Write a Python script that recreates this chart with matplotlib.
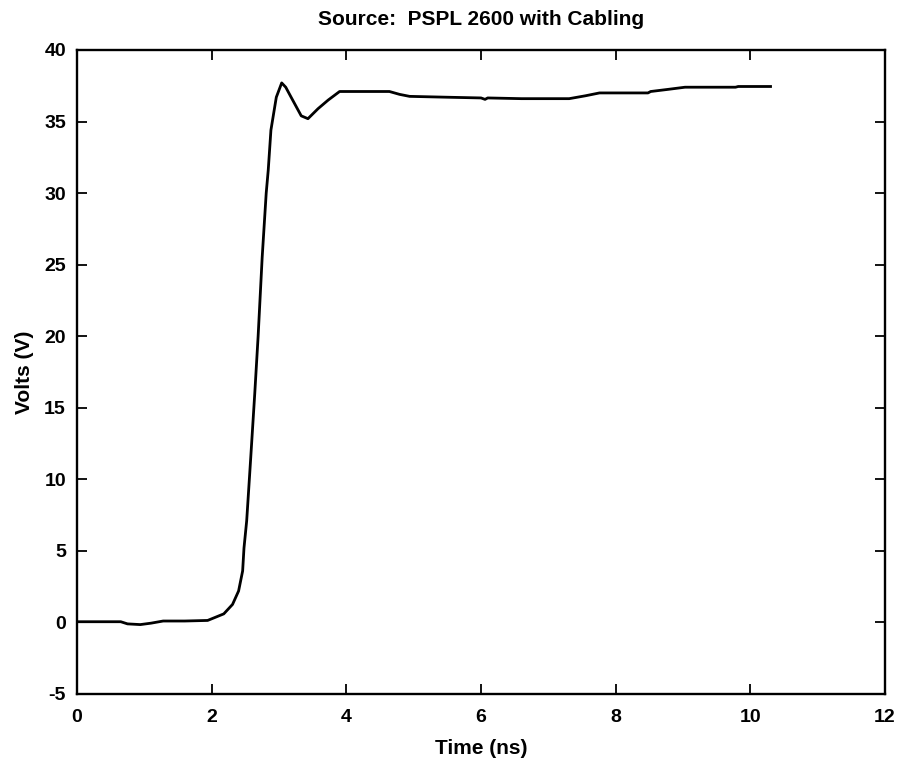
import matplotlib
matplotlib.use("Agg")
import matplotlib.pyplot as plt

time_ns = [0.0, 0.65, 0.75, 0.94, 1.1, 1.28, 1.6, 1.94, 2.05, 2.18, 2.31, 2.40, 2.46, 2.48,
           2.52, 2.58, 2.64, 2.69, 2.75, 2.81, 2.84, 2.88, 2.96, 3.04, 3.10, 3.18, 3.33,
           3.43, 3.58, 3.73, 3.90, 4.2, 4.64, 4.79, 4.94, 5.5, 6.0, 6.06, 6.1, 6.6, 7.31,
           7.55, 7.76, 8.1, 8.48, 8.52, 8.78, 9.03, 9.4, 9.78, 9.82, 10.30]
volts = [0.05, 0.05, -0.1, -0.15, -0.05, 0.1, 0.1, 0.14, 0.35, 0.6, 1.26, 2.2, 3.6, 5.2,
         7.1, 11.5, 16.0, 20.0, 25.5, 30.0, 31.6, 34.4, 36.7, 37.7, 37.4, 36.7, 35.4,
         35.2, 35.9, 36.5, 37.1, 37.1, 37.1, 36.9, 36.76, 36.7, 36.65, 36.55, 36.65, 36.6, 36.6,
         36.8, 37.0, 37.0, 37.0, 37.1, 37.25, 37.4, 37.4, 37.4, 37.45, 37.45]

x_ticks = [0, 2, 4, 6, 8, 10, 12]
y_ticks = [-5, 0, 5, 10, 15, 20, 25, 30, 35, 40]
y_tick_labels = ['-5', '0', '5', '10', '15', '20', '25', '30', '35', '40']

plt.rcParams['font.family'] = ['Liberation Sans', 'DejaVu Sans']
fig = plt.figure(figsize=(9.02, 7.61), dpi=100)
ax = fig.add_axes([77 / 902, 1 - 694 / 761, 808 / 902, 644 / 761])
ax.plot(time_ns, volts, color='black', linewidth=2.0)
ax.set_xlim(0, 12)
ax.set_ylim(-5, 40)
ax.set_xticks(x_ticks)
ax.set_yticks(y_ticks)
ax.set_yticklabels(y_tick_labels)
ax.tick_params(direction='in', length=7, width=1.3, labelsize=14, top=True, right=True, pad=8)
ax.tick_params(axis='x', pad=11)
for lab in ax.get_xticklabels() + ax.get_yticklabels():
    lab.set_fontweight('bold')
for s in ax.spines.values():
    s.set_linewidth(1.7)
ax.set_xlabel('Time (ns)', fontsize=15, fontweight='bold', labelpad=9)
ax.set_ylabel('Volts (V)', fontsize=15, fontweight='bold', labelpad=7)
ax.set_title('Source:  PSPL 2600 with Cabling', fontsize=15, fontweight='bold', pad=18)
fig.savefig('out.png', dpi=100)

---

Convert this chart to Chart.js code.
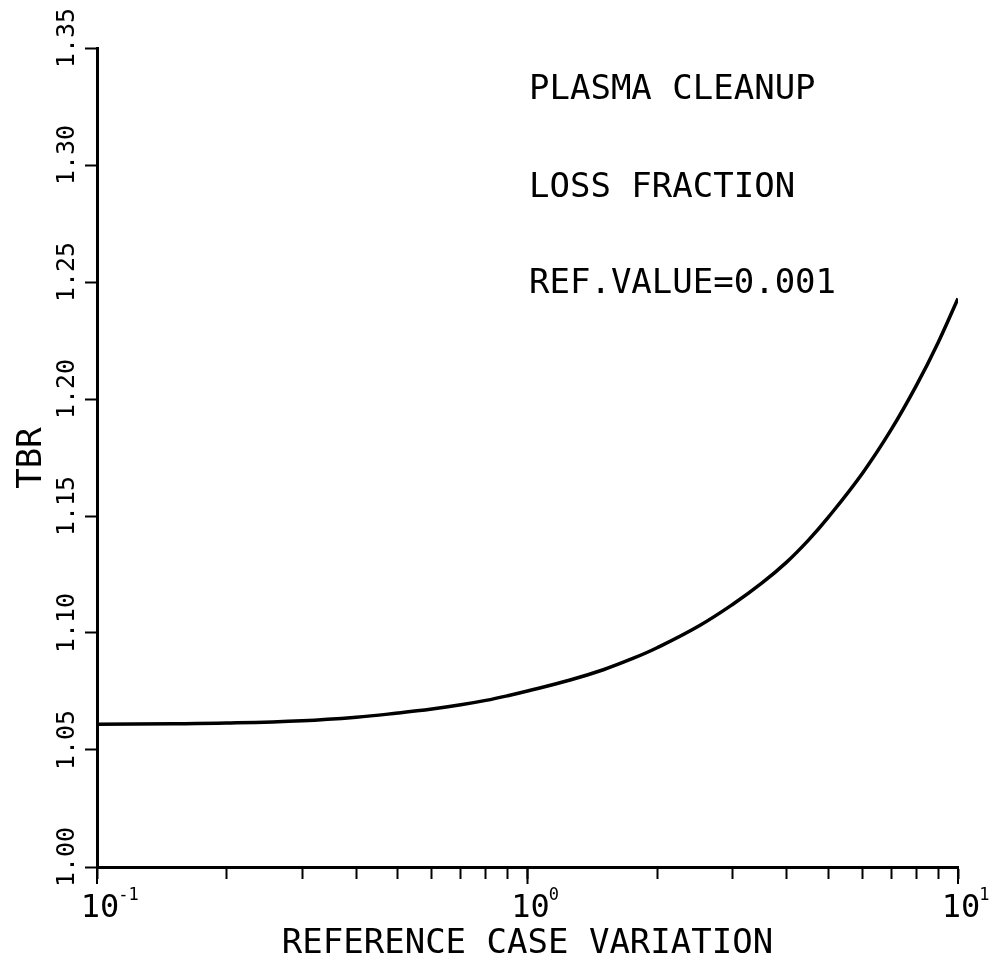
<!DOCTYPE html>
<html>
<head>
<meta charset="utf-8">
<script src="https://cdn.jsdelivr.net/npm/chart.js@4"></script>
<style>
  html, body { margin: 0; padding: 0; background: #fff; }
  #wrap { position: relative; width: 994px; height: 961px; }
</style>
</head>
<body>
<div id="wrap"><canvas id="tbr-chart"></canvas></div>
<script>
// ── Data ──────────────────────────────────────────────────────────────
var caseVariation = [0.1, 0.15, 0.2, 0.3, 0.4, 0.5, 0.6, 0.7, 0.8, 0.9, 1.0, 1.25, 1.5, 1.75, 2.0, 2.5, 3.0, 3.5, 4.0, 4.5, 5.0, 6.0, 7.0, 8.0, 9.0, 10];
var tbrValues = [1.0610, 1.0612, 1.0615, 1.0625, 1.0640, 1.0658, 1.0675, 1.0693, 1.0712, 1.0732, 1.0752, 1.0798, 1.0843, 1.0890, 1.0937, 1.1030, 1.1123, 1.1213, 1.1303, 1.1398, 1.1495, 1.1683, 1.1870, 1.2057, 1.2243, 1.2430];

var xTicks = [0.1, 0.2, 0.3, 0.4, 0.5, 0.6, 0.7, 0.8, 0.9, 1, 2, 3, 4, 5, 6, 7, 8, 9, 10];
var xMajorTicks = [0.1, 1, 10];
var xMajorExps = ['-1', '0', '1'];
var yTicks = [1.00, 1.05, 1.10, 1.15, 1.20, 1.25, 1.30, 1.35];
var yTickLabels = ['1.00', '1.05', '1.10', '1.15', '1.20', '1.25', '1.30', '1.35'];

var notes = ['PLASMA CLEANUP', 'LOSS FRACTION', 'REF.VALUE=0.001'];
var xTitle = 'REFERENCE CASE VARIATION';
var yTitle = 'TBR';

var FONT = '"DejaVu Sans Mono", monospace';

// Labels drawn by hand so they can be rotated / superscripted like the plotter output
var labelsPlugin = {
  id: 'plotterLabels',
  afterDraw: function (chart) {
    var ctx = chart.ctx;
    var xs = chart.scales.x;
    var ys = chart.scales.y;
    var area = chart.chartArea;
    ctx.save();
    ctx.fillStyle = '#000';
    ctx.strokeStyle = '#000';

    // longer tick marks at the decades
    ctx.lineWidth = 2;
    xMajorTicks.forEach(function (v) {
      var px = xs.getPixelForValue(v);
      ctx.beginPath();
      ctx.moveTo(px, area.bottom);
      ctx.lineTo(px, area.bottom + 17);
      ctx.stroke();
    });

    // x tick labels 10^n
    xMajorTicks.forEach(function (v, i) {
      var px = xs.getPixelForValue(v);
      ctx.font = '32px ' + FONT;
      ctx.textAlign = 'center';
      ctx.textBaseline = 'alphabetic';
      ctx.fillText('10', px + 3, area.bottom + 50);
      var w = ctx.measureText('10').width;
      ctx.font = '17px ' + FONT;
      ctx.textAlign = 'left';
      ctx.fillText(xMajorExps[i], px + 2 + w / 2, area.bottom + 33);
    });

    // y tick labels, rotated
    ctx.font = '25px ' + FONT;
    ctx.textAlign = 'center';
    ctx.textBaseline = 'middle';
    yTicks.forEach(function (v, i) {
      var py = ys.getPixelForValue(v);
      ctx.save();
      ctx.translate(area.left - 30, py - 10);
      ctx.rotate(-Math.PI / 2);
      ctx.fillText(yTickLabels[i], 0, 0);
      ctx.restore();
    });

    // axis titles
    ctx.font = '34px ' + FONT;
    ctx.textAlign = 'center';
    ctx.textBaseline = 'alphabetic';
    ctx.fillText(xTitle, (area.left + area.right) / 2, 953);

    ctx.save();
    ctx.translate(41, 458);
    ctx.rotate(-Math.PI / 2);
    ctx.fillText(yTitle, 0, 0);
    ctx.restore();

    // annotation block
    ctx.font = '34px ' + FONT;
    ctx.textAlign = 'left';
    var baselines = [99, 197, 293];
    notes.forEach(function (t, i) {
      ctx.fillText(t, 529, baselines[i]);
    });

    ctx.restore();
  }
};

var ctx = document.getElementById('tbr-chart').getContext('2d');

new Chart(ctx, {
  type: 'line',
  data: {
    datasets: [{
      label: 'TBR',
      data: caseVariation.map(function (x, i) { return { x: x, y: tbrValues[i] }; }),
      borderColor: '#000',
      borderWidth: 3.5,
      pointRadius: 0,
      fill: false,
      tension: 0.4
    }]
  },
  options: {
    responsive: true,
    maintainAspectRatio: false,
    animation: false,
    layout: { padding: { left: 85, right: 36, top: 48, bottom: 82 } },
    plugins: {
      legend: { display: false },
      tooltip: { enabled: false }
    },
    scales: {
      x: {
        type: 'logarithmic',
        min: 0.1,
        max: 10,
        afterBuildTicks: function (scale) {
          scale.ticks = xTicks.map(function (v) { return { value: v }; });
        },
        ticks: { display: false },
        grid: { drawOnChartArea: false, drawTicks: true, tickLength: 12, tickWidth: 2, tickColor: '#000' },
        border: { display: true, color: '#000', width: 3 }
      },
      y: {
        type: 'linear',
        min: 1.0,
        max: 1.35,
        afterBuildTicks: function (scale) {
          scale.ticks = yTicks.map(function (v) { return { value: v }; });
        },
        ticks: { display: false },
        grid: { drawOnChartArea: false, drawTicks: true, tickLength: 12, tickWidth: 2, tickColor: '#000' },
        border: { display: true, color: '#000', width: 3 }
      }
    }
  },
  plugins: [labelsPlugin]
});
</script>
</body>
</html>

> _EXERCISE OBJECTIVE_
Take only the lines above from the one that has "Write a Python" through the one that has "import matplotlib.pyplot as plt" and reproduce them exactly, omitting any pictures.

> _OUTPUT OF THE TASK_
Write a Python script that recreates this chart with matplotlib.
import matplotlib
matplotlib.use("Agg")
import matplotlib.pyplot as plt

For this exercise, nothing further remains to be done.